Data provided
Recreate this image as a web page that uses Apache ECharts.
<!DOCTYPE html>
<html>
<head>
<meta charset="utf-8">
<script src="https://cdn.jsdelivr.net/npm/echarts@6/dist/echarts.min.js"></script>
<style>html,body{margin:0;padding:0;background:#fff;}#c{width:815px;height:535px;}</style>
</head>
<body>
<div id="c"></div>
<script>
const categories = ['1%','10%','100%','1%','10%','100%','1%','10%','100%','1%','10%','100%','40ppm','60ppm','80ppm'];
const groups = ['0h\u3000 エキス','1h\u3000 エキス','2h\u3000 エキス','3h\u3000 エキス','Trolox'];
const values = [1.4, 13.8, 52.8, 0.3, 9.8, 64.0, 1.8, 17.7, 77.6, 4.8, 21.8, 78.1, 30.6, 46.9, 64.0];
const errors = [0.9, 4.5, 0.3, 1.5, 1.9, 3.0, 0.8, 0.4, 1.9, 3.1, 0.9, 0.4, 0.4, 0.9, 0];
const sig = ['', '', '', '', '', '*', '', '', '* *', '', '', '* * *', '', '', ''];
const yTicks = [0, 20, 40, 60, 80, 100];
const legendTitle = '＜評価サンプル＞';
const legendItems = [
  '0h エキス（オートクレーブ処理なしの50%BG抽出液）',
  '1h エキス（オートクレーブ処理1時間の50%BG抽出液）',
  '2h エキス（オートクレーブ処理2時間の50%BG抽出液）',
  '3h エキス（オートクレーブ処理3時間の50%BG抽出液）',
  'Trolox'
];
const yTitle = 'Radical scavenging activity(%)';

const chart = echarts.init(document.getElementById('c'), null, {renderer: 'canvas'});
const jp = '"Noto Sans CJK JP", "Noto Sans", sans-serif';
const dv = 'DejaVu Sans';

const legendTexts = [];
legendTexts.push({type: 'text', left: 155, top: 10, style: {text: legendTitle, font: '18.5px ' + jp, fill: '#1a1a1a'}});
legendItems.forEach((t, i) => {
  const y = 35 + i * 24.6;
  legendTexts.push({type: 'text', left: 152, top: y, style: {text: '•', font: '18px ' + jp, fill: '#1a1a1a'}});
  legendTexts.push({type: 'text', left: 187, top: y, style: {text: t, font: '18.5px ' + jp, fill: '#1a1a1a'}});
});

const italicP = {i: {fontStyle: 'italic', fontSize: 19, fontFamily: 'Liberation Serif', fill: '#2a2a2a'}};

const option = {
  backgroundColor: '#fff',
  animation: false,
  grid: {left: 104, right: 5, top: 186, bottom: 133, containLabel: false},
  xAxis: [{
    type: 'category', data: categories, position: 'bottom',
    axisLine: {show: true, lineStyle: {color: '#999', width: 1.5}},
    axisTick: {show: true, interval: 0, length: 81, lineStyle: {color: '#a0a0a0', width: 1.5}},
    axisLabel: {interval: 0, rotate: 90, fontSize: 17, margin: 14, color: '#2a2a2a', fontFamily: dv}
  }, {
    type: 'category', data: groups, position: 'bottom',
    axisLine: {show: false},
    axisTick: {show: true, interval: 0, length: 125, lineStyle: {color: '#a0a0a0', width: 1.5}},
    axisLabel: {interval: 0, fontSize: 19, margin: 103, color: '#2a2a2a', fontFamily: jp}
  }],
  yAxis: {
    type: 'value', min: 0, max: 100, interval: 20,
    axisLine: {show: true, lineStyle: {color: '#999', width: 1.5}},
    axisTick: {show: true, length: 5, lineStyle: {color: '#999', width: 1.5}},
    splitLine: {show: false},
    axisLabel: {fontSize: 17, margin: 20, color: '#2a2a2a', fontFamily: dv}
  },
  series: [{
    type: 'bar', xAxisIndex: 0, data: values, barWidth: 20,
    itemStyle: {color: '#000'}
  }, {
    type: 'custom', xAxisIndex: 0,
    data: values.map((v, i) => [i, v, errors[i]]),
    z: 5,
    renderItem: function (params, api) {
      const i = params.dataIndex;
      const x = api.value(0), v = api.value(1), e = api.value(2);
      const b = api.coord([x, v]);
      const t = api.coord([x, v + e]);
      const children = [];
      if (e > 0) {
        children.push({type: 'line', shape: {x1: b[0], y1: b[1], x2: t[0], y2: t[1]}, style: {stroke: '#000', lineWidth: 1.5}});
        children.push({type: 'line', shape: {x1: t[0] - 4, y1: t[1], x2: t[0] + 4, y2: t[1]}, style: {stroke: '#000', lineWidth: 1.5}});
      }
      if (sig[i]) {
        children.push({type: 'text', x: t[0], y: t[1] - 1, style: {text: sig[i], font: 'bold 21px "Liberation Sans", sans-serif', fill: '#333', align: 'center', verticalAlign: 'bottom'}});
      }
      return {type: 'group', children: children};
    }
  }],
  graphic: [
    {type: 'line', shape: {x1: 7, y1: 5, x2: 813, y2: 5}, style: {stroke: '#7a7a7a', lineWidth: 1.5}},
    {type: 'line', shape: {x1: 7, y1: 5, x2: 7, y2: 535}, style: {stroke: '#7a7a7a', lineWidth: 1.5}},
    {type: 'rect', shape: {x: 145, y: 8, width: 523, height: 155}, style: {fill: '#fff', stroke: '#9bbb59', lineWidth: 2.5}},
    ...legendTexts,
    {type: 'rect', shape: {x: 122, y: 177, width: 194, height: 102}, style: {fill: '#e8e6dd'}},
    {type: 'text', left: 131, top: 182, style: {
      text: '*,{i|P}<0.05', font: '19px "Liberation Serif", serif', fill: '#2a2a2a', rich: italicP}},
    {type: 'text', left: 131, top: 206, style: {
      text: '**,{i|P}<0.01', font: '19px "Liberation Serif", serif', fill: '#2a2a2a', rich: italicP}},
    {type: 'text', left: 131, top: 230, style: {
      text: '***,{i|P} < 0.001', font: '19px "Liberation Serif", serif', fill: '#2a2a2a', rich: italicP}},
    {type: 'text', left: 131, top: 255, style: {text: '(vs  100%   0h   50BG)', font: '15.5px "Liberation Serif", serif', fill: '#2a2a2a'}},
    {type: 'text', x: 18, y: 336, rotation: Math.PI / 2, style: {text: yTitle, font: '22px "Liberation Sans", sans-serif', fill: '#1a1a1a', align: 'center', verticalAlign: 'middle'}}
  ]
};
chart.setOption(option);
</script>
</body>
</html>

Objective
Write out the whole listing again, exactly as it stands.

Correct output
Recreate this image as a web page that uses Apache ECharts.
<!DOCTYPE html>
<html>
<head>
<meta charset="utf-8">
<script src="https://cdn.jsdelivr.net/npm/echarts@6/dist/echarts.min.js"></script>
<style>html,body{margin:0;padding:0;background:#fff;}#c{width:815px;height:535px;}</style>
</head>
<body>
<div id="c"></div>
<script>
const categories = ['1%','10%','100%','1%','10%','100%','1%','10%','100%','1%','10%','100%','40ppm','60ppm','80ppm'];
const groups = ['0h\u3000 エキス','1h\u3000 エキス','2h\u3000 エキス','3h\u3000 エキス','Trolox'];
const values = [1.4, 13.8, 52.8, 0.3, 9.8, 64.0, 1.8, 17.7, 77.6, 4.8, 21.8, 78.1, 30.6, 46.9, 64.0];
const errors = [0.9, 4.5, 0.3, 1.5, 1.9, 3.0, 0.8, 0.4, 1.9, 3.1, 0.9, 0.4, 0.4, 0.9, 0];
const sig = ['', '', '', '', '', '*', '', '', '* *', '', '', '* * *', '', '', ''];
const yTicks = [0, 20, 40, 60, 80, 100];
const legendTitle = '＜評価サンプル＞';
const legendItems = [
  '0h エキス（オートクレーブ処理なしの50%BG抽出液）',
  '1h エキス（オートクレーブ処理1時間の50%BG抽出液）',
  '2h エキス（オートクレーブ処理2時間の50%BG抽出液）',
  '3h エキス（オートクレーブ処理3時間の50%BG抽出液）',
  'Trolox'
];
const yTitle = 'Radical scavenging activity(%)';

const chart = echarts.init(document.getElementById('c'), null, {renderer: 'canvas'});
const jp = '"Noto Sans CJK JP", "Noto Sans", sans-serif';
const dv = 'DejaVu Sans';

const legendTexts = [];
legendTexts.push({type: 'text', left: 155, top: 10, style: {text: legendTitle, font: '18.5px ' + jp, fill: '#1a1a1a'}});
legendItems.forEach((t, i) => {
  const y = 35 + i * 24.6;
  legendTexts.push({type: 'text', left: 152, top: y, style: {text: '•', font: '18px ' + jp, fill: '#1a1a1a'}});
  legendTexts.push({type: 'text', left: 187, top: y, style: {text: t, font: '18.5px ' + jp, fill: '#1a1a1a'}});
});

const italicP = {i: {fontStyle: 'italic', fontSize: 19, fontFamily: 'Liberation Serif', fill: '#2a2a2a'}};

const option = {
  backgroundColor: '#fff',
  animation: false,
  grid: {left: 104, right: 5, top: 186, bottom: 133, containLabel: false},
  xAxis: [{
    type: 'category', data: categories, position: 'bottom',
    axisLine: {show: true, lineStyle: {color: '#999', width: 1.5}},
    axisTick: {show: true, interval: 0, length: 81, lineStyle: {color: '#a0a0a0', width: 1.5}},
    axisLabel: {interval: 0, rotate: 90, fontSize: 17, margin: 14, color: '#2a2a2a', fontFamily: dv}
  }, {
    type: 'category', data: groups, position: 'bottom',
    axisLine: {show: false},
    axisTick: {show: true, interval: 0, length: 125, lineStyle: {color: '#a0a0a0', width: 1.5}},
    axisLabel: {interval: 0, fontSize: 19, margin: 103, color: '#2a2a2a', fontFamily: jp}
  }],
  yAxis: {
    type: 'value', min: 0, max: 100, interval: 20,
    axisLine: {show: true, lineStyle: {color: '#999', width: 1.5}},
    axisTick: {show: true, length: 5, lineStyle: {color: '#999', width: 1.5}},
    splitLine: {show: false},
    axisLabel: {fontSize: 17, margin: 20, color: '#2a2a2a', fontFamily: dv}
  },
  series: [{
    type: 'bar', xAxisIndex: 0, data: values, barWidth: 20,
    itemStyle: {color: '#000'}
  }, {
    type: 'custom', xAxisIndex: 0,
    data: values.map((v, i) => [i, v, errors[i]]),
    z: 5,
    renderItem: function (params, api) {
      const i = params.dataIndex;
      const x = api.value(0), v = api.value(1), e = api.value(2);
      const b = api.coord([x, v]);
      const t = api.coord([x, v + e]);
      const children = [];
      if (e > 0) {
        children.push({type: 'line', shape: {x1: b[0], y1: b[1], x2: t[0], y2: t[1]}, style: {stroke: '#000', lineWidth: 1.5}});
        children.push({type: 'line', shape: {x1: t[0] - 4, y1: t[1], x2: t[0] + 4, y2: t[1]}, style: {stroke: '#000', lineWidth: 1.5}});
      }
      if (sig[i]) {
        children.push({type: 'text', x: t[0], y: t[1] - 1, style: {text: sig[i], font: 'bold 21px "Liberation Sans", sans-serif', fill: '#333', align: 'center', verticalAlign: 'bottom'}});
      }
      return {type: 'group', children: children};
    }
  }],
  graphic: [
    {type: 'line', shape: {x1: 7, y1: 5, x2: 813, y2: 5}, style: {stroke: '#7a7a7a', lineWidth: 1.5}},
    {type: 'line', shape: {x1: 7, y1: 5, x2: 7, y2: 535}, style: {stroke: '#7a7a7a', lineWidth: 1.5}},
    {type: 'rect', shape: {x: 145, y: 8, width: 523, height: 155}, style: {fill: '#fff', stroke: '#9bbb59', lineWidth: 2.5}},
    ...legendTexts,
    {type: 'rect', shape: {x: 122, y: 177, width: 194, height: 102}, style: {fill: '#e8e6dd'}},
    {type: 'text', left: 131, top: 182, style: {
      text: '*,{i|P}<0.05', font: '19px "Liberation Serif", serif', fill: '#2a2a2a', rich: italicP}},
    {type: 'text', left: 131, top: 206, style: {
      text: '**,{i|P}<0.01', font: '19px "Liberation Serif", serif', fill: '#2a2a2a', rich: italicP}},
    {type: 'text', left: 131, top: 230, style: {
      text: '***,{i|P} < 0.001', font: '19px "Liberation Serif", serif', fill: '#2a2a2a', rich: italicP}},
    {type: 'text', left: 131, top: 255, style: {text: '(vs  100%   0h   50BG)', font: '15.5px "Liberation Serif", serif', fill: '#2a2a2a'}},
    {type: 'text', x: 18, y: 336, rotation: Math.PI / 2, style: {text: yTitle, font: '22px "Liberation Sans", sans-serif', fill: '#1a1a1a', align: 'center', verticalAlign: 'middle'}}
  ]
};
chart.setOption(option);
</script>
</body>
</html>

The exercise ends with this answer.